# Structural integrity



## Clownloachlover (Apr 21, 2010)

I am just wondering the following.

230 gallon tank, 12 mm glass, 6-1.5" holes drilled in the back glass for bulkheads etc, back glass meaures 72" X 32" 12 mm thick..none of the holes are drilled very close to an edge of the glass....should I be concerned about the structural integrity of that back glass once the tank is filled with 200 plus gallons of water?


----------



## Foxtail (Mar 14, 2012)

That glass seems thin to me for a 230 gallon as it is... My 120 is 10mm I believe and it looks thin. 12mm is just shy of .5"

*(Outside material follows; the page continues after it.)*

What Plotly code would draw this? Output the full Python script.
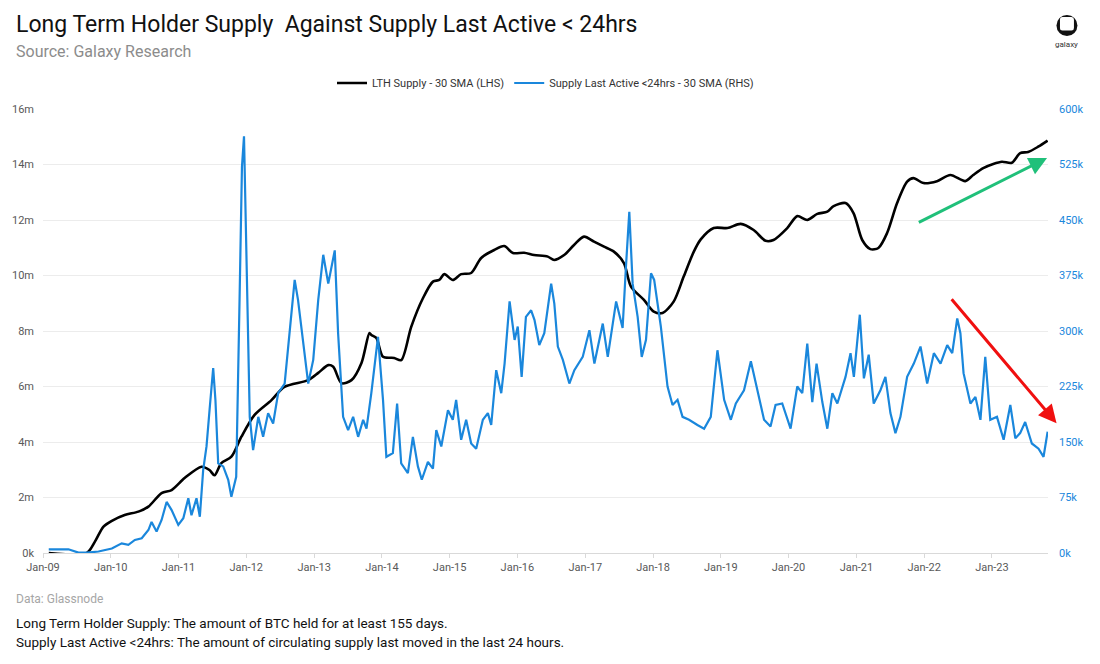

Sent from my SGH-T959D using Tapatalk 2


----------



## spit.fire (Jan 3, 2011)

My 300g is 5/8" glass all around and laminated 5/8" on the bottom making the bottom 1 1/4 thick plus eurobracing and extra supports in the bottom corners... although my tank is 8 feet long. Personally I wouldnt go any thinner than 5/8" (16mm) on anything 250g+

Sent from my Sony Tablet S using Tapatalk 2


----------



## Clownloachlover (Apr 21, 2010)

thanks, but neither of you has given a answer or opinion to my question!


----------



## bcorchidguy (Jan 14, 2011)

I would try to call the aquarium maker in victoria, don't remember the name though sorry.

Douglas


----------



## Foxtail (Mar 14, 2012)

Sorry, I have never drilled a tank before... I would be leary of drilling it, being as thin as it is... Unless you could laminate another .5" layer over where you want to drill and then drill both layers for a little more strength... Spit.fire I think would be the guy to ask

Sent from my SGH-T959D using Tapatalk 2


----------